Her reversal was applauded by a growing chorus of opponents who had accused the M.T.A. of unfairly targeting car commuters to plug its budget shortfalls.
Speaking to reporters after the meeting, Janno Lieber, the chief executive and chairman of the M.T.A. board, said that he was taking the governor at her word when she said that she would find the money to plug the authority’s budget.
The money raised from New York City’s congestion pricing program had already been counted on to help repair a transportation network that moves more people than any other on the continent. Congestion pricing was also expected to reduce the number of vehicles that enter Lower Manhattan by about 17 percent, according to a November study by an advisory committee reporting to the M.T.A. The report also said that the program would reduce the total number of miles driven in 28 counties across the region.
“No other policy holds so much promise to invest in our mass transit system and manage our out-of-control traffic congestion,” said Tom Wright, the executive director of the Regional Plan Association, an urban policy group that supports congestion pricing.
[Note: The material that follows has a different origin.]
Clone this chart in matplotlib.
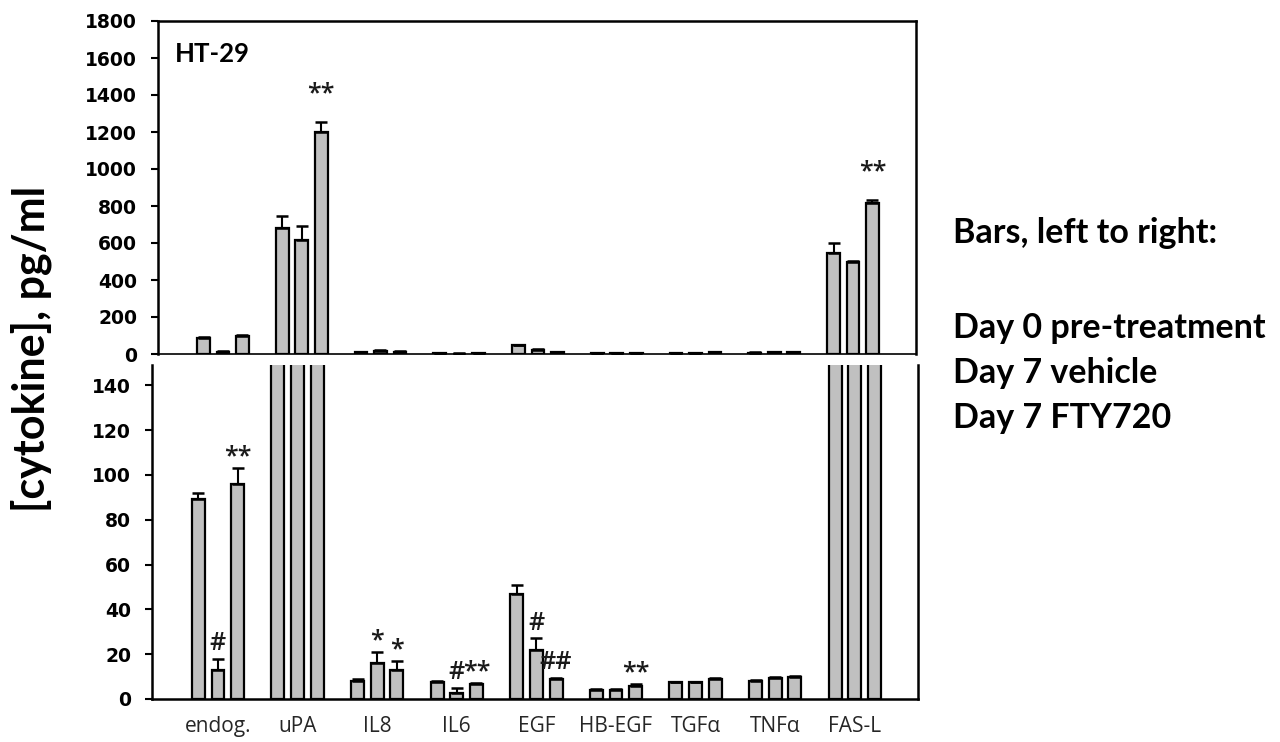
import numpy as np
import matplotlib.pyplot as plt

# ---------------------------------------------------------
# data (pg/ml)
# ---------------------------------------------------------
cytokines = ["endog.", "uPA", "IL8", "IL6", "EGF", "HB-EGF", "TGFα", "TNFα", "FAS-L"]

day0 = [89, 680, 8.2, 7.7, 47, 4.0, 7.4, 8.1, 545]
day0_err = [3, 65, 0.5, 0.3, 4, 0.3, 0.4, 0.4, 55]

vehicle = [13, 615, 16.2, 2.7, 22, 4.0, 7.4, 9.2, 500]
vehicle_err = [5, 75, 4.6, 2.3, 5, 0.3, 0.4, 0.4, 5]

fty720 = [96, 1200, 12.9, 6.7, 8.9, 6.0, 8.9, 9.9, 815]
fty720_err = [7, 55, 4, 0.5, 0.5, 0.5, 0.4, 0.4, 20]

series_labels = ["Day 0 pre-treatment", "Day 7 vehicle", "Day 7 FTY720"]

# significance marks: (cytokine, bar index, text)
marks = [
    ("endog.", 1, "#"), ("endog.", 2, "**"),
    ("uPA", 2, "**"),
    ("IL8", 1, "*"), ("IL8", 2, "*"),
    ("IL6", 1, "#"), ("IL6", 2, "**"),
    ("EGF", 1, "#"), ("EGF", 2, "##"),
    ("HB-EGF", 2, "**"),
    ("FAS-L", 2, "**"),
]

top_ticks = np.arange(0, 1801, 200)
bot_ticks = np.arange(0, 141, 20)

# ---------------------------------------------------------
# figure
# ---------------------------------------------------------
W, H = 1280, 742
fig = plt.figure(figsize=(W / 100, H / 100), dpi=100)

def px_axes(x0, y0, x1, y1):
    return fig.add_axes([x0 / W, 1 - y1 / H, (x1 - x0) / W, (y1 - y0) / H])

ax_top = px_axes(158, 21, 916, 354)
ax_bot = px_axes(152, 365, 918, 699)

means = [day0, vehicle, fty720]
errs = [day0_err, vehicle_err, fty720_err]
x = np.arange(len(cytokines))
step = 0.247
width = 0.163

tick_font = dict(family="DejaVu Sans", weight="bold", size=13.5)

for ax in (ax_top, ax_bot):
    for k in range(3):
        m = np.array(means[k], dtype=float)
        e = np.array(errs[k], dtype=float)
        ax.bar(x + (k - 1) * step, m, width, color="#c0c0c0", edgecolor="black",
               linewidth=1.6, zorder=2)
        ax.errorbar(x + (k - 1) * step, m, yerr=[np.zeros_like(e), e], fmt="none",
                    ecolor="black", elinewidth=1.5, capsize=4.5, capthick=1.8, zorder=3)
    ax.tick_params(axis="y", direction="out", length=5, width=1.5, pad=10)
    for s in ax.spines.values():
        s.set_linewidth(1.8)

# top panel
ax_top.set_xlim(-0.825, 8.8)
ax_top.set_ylim(0, 1800)
ax_top.set_yticks(top_ticks)
ax_top.set_yticklabels([str(v) for v in top_ticks], **tick_font)
ax_top.set_xticks([])
ax_top.spines["bottom"].set_linewidth(1.2)
ax_top.text(0.022, 0.9, "HT-29", transform=ax_top.transAxes, family="Lato",
            weight="bold", size=18.5, va="center", ha="left")

# bottom panel
ax_bot.set_xlim(-0.829, 8.794)
ax_bot.set_ylim(0, 149)
ax_bot.set_yticks(bot_ticks)
ax_bot.set_yticklabels([str(v) for v in bot_ticks], **tick_font)
ax_bot.set_xticks(x)
ax_bot.set_xticklabels(cytokines, family="Open Sans", size=15, color="#262626")
ax_bot.tick_params(axis="x", length=0, pad=12)
ax_bot.spines["top"].set_visible(False)

# significance marks
for name, k, txt in marks:
    i = cytokines.index(name)
    top = means[k][i] + errs[k][i]
    ax = ax_bot if top < 140 else ax_top
    if ax is ax_top:
        dy = 11
    else:
        dy = -1 if "*" in txt else 2
    ax.annotate(txt, xy=(i + (k - 1) * step, top), xytext=(0, dy),
                textcoords="offset points", ha="center", va="bottom",
                family="Open Sans", weight="semibold", size=18, color="#1a1a1a",
                zorder=4)

# y label
fig.text(31 / W, 1 - 349 / H, "[cytokine], pg/ml", rotation=90, ha="center",
         va="center", family="Lato", weight="bold", size=31)

# bar order note
fig.text(953 / W, 1 - 243 / H, "Bars, left to right:", family="Lato", weight="bold",
         size=24.5, va="baseline", ha="left")
for j, lab in enumerate(series_labels):
    fig.text(953 / W, 1 - (338 + 45 * j) / H, lab, family="Lato", weight="bold",
             size=24.5, va="baseline", ha="left")

fig.savefig("out.png", dpi=100)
The merits of congestion pricing, as well as possible unintended consequences of the program, are the subjects of eight pending lawsuits against the program. Last week, a federal judge dismissed a key argument behind three of them, renewing hope among supporters. Proponents have said that they intend to go to court themselves to fight the governor’s delay, because they believe that the 2019 state law that created the program, among other laws, supersedes Ms. Hochul’s desire to halt it.